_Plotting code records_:

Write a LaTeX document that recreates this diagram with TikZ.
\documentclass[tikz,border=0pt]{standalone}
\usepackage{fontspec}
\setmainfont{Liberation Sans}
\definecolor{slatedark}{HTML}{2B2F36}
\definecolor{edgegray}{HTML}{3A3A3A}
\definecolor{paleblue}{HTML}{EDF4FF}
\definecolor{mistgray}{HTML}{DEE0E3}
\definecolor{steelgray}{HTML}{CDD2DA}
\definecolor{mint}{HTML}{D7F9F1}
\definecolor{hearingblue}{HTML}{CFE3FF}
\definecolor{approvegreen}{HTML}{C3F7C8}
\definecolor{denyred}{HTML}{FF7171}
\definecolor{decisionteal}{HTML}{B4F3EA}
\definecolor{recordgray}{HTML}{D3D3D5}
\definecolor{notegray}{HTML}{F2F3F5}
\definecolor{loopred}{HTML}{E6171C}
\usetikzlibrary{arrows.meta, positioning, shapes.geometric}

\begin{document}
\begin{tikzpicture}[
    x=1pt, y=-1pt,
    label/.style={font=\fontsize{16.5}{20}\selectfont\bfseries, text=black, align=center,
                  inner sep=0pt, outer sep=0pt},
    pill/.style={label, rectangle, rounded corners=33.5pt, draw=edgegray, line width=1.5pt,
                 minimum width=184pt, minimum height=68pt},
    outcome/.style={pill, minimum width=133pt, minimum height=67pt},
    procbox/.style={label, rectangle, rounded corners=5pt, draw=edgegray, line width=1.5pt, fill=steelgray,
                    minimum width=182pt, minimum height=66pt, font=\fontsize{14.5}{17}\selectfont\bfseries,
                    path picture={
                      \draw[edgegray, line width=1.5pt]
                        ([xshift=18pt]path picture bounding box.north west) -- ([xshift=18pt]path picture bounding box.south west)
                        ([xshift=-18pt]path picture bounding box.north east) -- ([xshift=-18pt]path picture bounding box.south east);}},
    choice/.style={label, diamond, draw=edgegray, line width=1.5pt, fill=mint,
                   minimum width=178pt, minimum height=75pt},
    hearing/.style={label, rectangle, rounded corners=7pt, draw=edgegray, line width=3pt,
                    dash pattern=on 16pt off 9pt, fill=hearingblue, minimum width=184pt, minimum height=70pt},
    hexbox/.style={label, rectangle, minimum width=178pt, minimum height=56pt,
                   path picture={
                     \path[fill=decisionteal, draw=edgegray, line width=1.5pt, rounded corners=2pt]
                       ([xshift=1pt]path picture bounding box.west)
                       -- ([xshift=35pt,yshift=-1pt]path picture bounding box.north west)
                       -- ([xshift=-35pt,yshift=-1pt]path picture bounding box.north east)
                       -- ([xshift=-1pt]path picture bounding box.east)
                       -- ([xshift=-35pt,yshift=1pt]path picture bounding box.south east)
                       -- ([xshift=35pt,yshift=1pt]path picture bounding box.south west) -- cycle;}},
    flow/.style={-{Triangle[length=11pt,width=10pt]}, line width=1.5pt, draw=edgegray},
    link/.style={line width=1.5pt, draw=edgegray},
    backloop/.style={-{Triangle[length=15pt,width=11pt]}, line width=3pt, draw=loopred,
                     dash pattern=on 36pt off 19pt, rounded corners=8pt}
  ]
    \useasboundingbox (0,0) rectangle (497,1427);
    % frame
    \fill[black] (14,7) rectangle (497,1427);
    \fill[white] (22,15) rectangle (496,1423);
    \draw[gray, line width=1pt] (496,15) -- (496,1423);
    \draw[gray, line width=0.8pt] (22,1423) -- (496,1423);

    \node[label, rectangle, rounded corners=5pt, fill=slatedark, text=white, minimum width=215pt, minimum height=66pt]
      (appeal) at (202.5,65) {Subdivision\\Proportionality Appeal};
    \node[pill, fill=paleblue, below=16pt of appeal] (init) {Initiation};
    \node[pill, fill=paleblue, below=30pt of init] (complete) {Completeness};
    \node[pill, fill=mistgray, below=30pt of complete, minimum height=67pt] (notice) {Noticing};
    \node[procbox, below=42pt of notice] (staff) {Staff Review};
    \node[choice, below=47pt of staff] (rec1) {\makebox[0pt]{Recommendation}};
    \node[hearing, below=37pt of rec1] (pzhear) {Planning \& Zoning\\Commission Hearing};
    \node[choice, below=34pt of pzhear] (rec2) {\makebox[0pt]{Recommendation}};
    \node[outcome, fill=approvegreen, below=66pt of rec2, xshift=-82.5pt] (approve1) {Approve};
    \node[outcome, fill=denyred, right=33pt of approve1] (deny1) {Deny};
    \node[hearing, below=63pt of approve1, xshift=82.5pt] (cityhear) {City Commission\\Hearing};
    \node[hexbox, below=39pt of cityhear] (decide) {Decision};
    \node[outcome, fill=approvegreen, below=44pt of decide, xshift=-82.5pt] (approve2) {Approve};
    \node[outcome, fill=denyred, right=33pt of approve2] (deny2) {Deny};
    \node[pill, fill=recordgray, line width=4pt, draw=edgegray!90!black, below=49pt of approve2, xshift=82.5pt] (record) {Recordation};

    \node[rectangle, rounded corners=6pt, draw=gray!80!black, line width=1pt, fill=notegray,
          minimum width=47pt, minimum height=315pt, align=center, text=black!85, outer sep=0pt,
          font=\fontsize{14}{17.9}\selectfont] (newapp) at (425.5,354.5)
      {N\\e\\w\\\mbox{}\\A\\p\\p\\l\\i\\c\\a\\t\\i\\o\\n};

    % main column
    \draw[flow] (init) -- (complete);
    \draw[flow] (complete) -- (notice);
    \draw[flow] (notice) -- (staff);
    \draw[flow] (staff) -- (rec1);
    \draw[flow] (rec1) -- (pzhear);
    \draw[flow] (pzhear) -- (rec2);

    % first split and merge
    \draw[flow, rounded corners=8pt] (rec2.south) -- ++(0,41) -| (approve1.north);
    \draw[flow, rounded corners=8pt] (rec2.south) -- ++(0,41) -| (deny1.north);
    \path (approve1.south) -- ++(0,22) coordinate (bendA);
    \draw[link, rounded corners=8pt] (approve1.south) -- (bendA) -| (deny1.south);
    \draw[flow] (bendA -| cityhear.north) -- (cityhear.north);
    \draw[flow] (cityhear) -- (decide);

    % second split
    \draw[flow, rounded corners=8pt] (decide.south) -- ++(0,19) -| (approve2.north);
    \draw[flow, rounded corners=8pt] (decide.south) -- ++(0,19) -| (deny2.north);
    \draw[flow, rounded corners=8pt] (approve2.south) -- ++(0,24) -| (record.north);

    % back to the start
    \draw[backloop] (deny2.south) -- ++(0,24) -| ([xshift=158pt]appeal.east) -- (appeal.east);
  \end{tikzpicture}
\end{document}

...

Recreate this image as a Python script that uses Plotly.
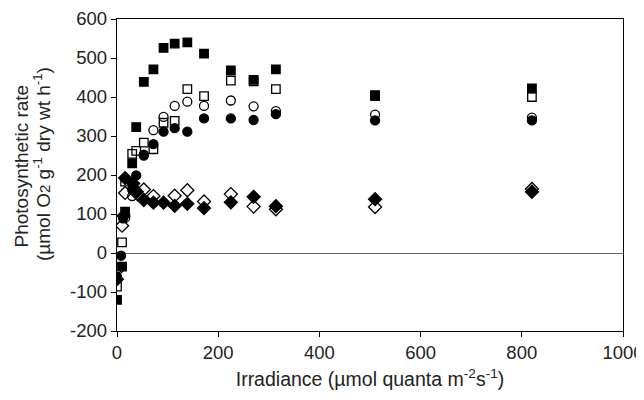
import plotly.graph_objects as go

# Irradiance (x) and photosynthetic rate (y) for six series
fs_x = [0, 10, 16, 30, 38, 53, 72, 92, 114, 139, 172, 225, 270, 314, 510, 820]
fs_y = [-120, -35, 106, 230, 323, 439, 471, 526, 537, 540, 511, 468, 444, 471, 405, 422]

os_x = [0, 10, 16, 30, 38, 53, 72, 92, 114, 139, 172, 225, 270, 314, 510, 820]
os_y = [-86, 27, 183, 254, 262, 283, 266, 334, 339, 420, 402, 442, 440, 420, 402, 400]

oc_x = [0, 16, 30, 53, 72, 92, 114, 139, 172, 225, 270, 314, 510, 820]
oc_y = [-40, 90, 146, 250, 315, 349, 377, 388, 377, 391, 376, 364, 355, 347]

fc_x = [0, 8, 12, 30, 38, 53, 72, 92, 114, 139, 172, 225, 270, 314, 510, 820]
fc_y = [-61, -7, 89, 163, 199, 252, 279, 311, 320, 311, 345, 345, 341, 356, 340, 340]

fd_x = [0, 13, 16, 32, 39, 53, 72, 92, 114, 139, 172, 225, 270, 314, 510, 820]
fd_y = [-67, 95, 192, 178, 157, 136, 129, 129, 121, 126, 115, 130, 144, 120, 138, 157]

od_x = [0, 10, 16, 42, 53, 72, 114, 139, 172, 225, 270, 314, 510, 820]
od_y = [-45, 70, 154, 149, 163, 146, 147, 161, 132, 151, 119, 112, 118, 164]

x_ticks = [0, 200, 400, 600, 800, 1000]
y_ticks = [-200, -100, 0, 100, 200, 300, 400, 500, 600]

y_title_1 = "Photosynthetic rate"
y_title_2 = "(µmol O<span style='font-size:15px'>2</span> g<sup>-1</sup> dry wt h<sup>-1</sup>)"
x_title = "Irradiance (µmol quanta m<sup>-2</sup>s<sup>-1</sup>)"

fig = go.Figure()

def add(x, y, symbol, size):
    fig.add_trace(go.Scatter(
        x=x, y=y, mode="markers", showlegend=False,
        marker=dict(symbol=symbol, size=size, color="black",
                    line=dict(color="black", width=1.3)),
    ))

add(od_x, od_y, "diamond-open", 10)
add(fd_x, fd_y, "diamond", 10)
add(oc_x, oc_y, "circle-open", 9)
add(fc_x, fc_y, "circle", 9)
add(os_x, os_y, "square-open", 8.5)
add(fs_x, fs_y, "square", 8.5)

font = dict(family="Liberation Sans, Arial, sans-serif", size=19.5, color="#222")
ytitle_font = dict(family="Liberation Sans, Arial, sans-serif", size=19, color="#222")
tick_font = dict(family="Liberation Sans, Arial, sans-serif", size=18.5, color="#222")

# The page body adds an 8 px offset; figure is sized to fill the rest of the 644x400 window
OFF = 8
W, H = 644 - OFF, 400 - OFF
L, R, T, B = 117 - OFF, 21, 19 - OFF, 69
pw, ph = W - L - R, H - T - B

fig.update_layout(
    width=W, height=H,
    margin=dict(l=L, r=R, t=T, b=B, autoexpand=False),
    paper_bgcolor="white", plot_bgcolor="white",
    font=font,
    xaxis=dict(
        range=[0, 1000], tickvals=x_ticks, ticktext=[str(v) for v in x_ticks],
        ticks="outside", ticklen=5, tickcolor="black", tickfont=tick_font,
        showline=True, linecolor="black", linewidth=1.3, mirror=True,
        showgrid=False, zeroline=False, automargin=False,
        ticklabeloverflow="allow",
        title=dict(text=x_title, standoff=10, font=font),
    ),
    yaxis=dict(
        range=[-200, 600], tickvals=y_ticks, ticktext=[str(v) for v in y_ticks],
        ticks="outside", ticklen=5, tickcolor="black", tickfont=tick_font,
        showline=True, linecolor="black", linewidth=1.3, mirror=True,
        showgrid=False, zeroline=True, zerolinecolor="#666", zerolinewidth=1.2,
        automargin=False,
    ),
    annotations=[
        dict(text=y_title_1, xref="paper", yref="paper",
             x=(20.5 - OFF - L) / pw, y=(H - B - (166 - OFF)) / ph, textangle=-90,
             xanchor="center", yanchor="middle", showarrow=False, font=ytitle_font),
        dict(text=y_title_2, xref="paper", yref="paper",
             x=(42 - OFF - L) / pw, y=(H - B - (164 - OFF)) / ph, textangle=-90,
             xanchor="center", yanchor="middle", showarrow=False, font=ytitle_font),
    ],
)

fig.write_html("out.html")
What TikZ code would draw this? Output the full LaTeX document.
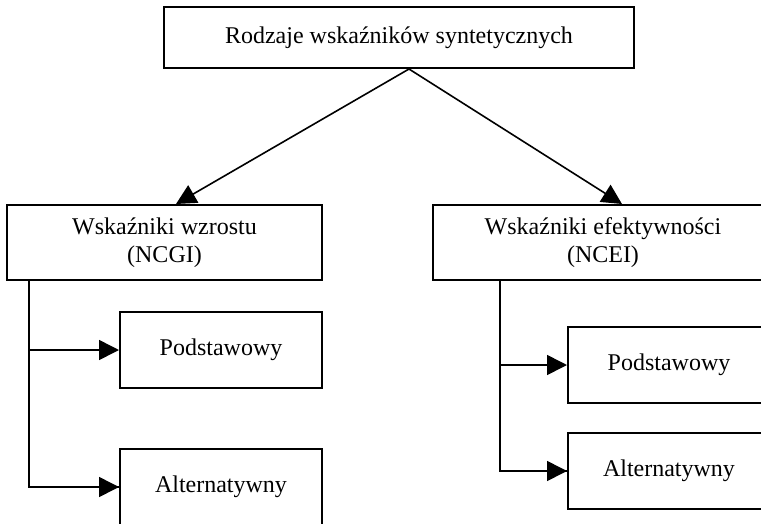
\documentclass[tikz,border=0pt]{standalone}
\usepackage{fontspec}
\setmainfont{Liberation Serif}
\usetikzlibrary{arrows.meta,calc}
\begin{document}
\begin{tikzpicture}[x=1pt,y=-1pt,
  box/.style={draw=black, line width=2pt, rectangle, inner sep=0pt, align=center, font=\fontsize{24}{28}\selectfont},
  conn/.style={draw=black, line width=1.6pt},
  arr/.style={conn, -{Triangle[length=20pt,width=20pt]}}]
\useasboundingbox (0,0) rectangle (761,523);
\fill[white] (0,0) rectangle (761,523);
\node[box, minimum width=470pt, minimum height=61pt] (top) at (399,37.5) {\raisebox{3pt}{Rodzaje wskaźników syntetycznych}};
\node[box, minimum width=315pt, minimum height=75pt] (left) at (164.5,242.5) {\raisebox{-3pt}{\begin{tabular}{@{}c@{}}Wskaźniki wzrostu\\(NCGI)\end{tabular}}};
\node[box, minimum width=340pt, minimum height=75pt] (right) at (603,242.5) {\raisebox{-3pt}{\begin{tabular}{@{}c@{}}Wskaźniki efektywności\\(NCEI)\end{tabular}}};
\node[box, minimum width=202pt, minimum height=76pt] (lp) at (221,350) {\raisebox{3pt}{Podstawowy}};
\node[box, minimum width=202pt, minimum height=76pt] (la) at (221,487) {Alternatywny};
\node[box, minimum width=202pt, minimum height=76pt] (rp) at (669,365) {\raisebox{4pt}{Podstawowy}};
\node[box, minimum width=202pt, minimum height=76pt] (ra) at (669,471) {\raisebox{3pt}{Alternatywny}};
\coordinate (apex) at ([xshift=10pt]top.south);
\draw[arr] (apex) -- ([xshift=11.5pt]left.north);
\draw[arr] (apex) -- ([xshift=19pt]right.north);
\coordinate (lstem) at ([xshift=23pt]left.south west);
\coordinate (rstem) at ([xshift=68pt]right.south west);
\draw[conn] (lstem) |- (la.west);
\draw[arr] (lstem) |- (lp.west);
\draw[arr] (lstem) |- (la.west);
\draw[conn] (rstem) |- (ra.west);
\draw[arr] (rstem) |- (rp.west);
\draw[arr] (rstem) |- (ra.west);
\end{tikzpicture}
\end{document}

_Exercise brief_:
Copy out only the lines from the one containing "Recreate this image" through the one containing "import plotly.graph_objects as go", exactly, with both ends. Any picture is left out.

_Result_:
Recreate this image as a Python script that uses Plotly.
import plotly.graph_objects as go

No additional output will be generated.